Atuações: Atuações em geral cativantes, especialmente pelos homens, que fazem o centro da trama. Jackyson Costa, como Matraga, é eficiente, embora peque por manter-se constante durante a reviravolta do personagem (não corporifica muito bem o Matraga bandoleiro, adaptando-se mais ao Matraga em busca de salvação). Fábio Lago sai-se melhor, especialmente ao fim, como Joãozinho Bem-Bem. Marcelo Fróes consegue manter muito a atenção do público em seus personagens Quim Recadeiro, especialmente. Leandro Castilho mostra muita comicidade de pastelão ao fazer o Jumento. Francisco Salgado, o Pai Preto, segura as pontas. Georgiana Góes e Cyda Morenyx seguram as pontas, sem porém muito destaque. Todos os atores cantam, segurando bem sua parte em cantos à la coral.

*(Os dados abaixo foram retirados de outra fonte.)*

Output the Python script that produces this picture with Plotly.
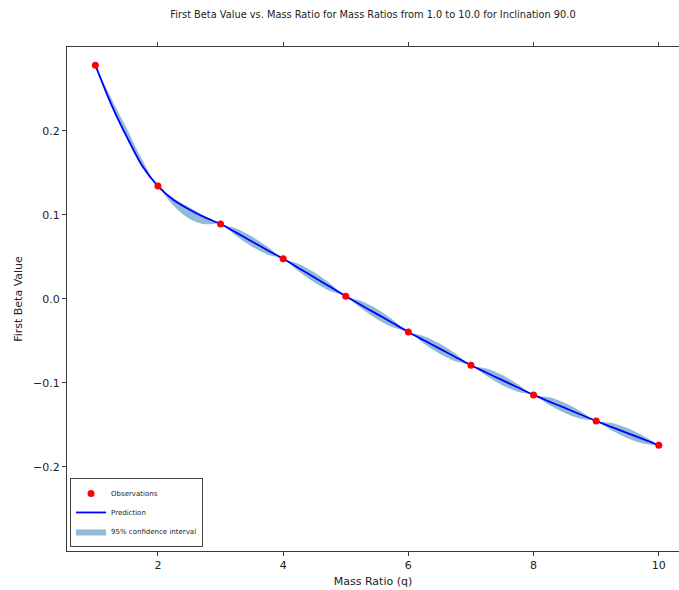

Direção: Extremamente dependente do jogo de luz, a direção é ágil e dessa forma eficaz, desenvolvendo o texto, passo a passo, com boas saídas de interlocução sem concentrar excessivamente a atenção num ou noutro ator. Mesmo quando as cenas são focadas num personagem em especial, diversos atores participam, atribuindo muito mais agilidade à encenação. Muito trabalho com símbolos (osso substituindo espingarda) e comicidade respectiva (quando os figurinos são mera desculpa). Indicado para o Shell 2007 (2 indicações), o
espetáculo é claramente um tour de force coletivo que usa diversas saídas que só o grupo consegue compensar. Cena em especial, envolvendo o lava-pés de uma espectadora, dá um clima especial e emocionante ao espetáculo. Boa saída, mostrando a conversão de Matraga.